▶ [PROBLEM STATEMENT]
Below are entries. Pull out all lines containing "this".

----------

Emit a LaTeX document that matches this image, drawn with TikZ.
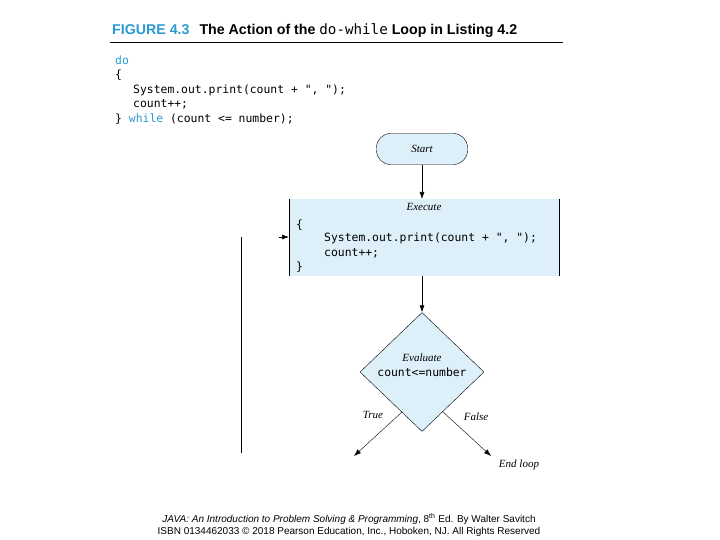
\documentclass[tikz,border=0pt]{standalone}
\usepackage{fontspec}
\setmainfont{Liberation Serif}
\setsansfont{Liberation Sans}
\setmonofont{DejaVu Sans Mono}
\usetikzlibrary{shapes.geometric,arrows.meta}
\definecolor{lb}{HTML}{DDEFF8}
\definecolor{tb}{HTML}{2C9AD0}
\begin{document}
\begin{tikzpicture}[x=1pt,y=-1pt,
  code/.style={anchor=west,inner sep=0pt,font=\ttfamily\fontsize{11.4}{13}\selectfont},
  lab/.style={inner sep=0pt,font=\itshape\fontsize{11}{13}\selectfont},
  arr/.style={-{Latex[length=7pt,width=5pt]},line width=0.6pt}]
\useasboundingbox (0,0) rectangle (720,540);
\node[anchor=west,inner sep=0pt,font=\sffamily\bfseries\fontsize{14.2}{16}\selectfont] (title) at (112,31) {\textcolor{tb}{FIGURE 4.3}\hspace{10pt}The Action of the {\ttfamily\mdseries do-while} Loop in Listing 4.2};
\draw[line width=0.7pt] (110,42) -- (563,42);
\node[code,text=tb] (c1) at (115,60) {do};
\node[code] (c2) at (115,75) {\{};
\node[code] (c3) at (133,90) {System.out.print(count + ", ");};
\node[code] (c4) at (133,104) {count++;};
\node[code] (c5) at (115,119) {\} \textcolor{tb}{while} (count <= number);};
\node[draw,fill=lb,rounded corners=14pt,minimum width=91pt,minimum height=31pt,lab,line width=0.4pt] (start) at (422,149) {Start};
\fill[lb] (289,199) rectangle (559,276);
\draw[line width=0.7pt] (289,199) -- (289,276) (559,199) -- (559,276);
\coordinate (exN) at (422,199);
\coordinate (exS) at (422,276);
\coordinate (exW) at (289,237);
\node[lab] (exl) at (424,207) {Execute};
\node[code] (e1) at (296,225) {\{};
\node[code] (e2) at (324,238) {System.out.print(count + ", ");};
\node[code] (e3) at (324,253) {count++;};
\node[code] (e4) at (296,267) {\}};
\node[diamond,draw,fill=lb,minimum width=124pt,minimum height=119pt,inner sep=0pt,line width=0.4pt,aspect=1.04] (ev) at (422,372) {};
\node[lab] (evl) at (422,358) {Evaluate};
\node[code,anchor=center] (evc) at (422,372) {count<=number};
\draw[arr] (start) -- (exN);
\draw[arr] (exS) -- (ev.north);
\coordinate (t1) at (402,412);
\coordinate (t2) at (354,456);
\coordinate (f1) at (443,412);
\coordinate (f2) at (491,456);
\draw[arr,line width=0.4pt] (t1) -- (t2);
\draw[arr,line width=0.4pt] (f1) -- (f2);
\node[lab] (tr) at (373,415) {True};
\node[lab] (fa) at (476,417) {False};
\node[lab] (end) at (519,465) {End loop};
\coordinate (l1) at (241,237);
\coordinate (l2) at (241,453);
\draw[line width=0.7pt] (l1) -- (l2);
\coordinate (a0) at (279,237);
\draw[arr] (a0) -- (exW);
\node[inner sep=0pt,font=\sffamily\fontsize{10}{12}\selectfont,align=center] (foot) at (349,525) {\textit{JAVA: An Introduction to Problem Solving \& Programming}, 8\textsuperscript{th} Ed. By Walter Savitch\\[0pt] ISBN 0134462033 © 2018 Pearson Education, Inc., Hoboken, NJ. All Rights Reserved};
\end{tikzpicture}
\end{document}
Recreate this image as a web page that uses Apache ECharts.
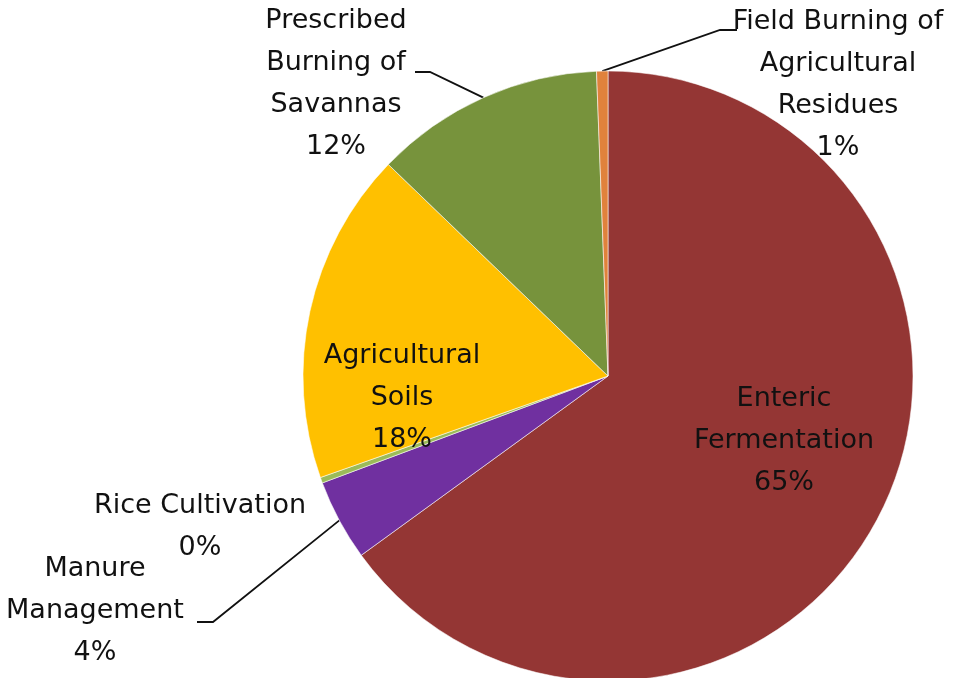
<!DOCTYPE html>
<html>
<head>
<meta charset="utf-8">
<script src="https://cdn.jsdelivr.net/npm/echarts@6/dist/echarts.min.js"></script>
<style>
  html, body { margin: 0; padding: 0; background: #fff; }
  #chart { width: 967px; height: 678px; }
</style>
</head>
<body>
<div id="chart"></div>
<script>
// slices, clockwise from 12 o'clock
const sources = [
  'Enteric\nFermentation',
  'Manure\nManagement',
  'Rice Cultivation',
  'Agricultural\nSoils',
  'Prescribed\nBurning of\nSavannas',
  'Field Burning of\nAgricultural\nResidues'
];
const shares = [65.0, 4.3, 0.3, 17.6, 12.2, 0.6];
const sliceColors = ['#943634', '#7030A0', '#9BBB59', '#FFC000', '#77933C', '#E0823C'];

// where each label block sits (center) and how its leader line bends
const labelSpots = [
  { x: 784, y: 441, inside: true },
  { x: 95, y: 611, bend: [213, 622], end: [197, 622] },
  { x: 200, y: 527, noLine: true },
  { x: 402, y: 398, inside: true },
  { x: 336, y: 84, bend: [430, 72], end: [415, 72] },
  { x: 838, y: 85, bend: [720, 30], end: [737, 30] }
];

const total = shares.reduce((a, b) => a + b, 0);

const chart = echarts.init(document.getElementById('chart'));

const data = sources.map((name, i) => {
  const spot = labelSpots[i];
  return {
    name: name,
    value: shares[i],
    itemStyle: { color: sliceColors[i] },
    label: { position: spot.inside ? 'inside' : 'outside' },
    labelLine: { show: !spot.inside && !spot.noLine }
  };
});

chart.setOption({
  animation: false,
  series: [
    {
      type: 'pie',
      center: [608, 376],
      radius: [0, 305],
      startAngle: 90,
      clockwise: true,
      avoidLabelOverlap: false,
      data: data,
      itemStyle: {
        borderColor: 'rgba(255,255,255,0.55)',
        borderWidth: 1
      },
      label: {
        show: true,
        formatter: (p) => p.name + '\n' + Math.round(p.value / total * 100) + '%',
        fontFamily: 'DejaVu Sans',
        fontSize: 27,
        lineHeight: 42,
        color: '#111',
        align: 'center'
      },
      labelLine: {
        lineStyle: { color: '#111', width: 1.8 }
      },
      labelLayout: (params) => {
        const spot = labelSpots[params.dataIndex];
        const out = {
          x: spot.x,
          y: spot.y,
          align: 'center',
          verticalAlign: 'middle'
        };
        if (spot.bend && params.labelLinePoints) {
          out.labelLinePoints = [params.labelLinePoints[0], spot.bend, spot.end];
        }
        return out;
      },
      emphasis: { disabled: true }
    }
  ]
});
</script>
</body>
</html>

----------

▶ [PROBLEM SOLUTION]
Emit a LaTeX document that matches this image, drawn with TikZ.
Recreate this image as a web page that uses Apache ECharts.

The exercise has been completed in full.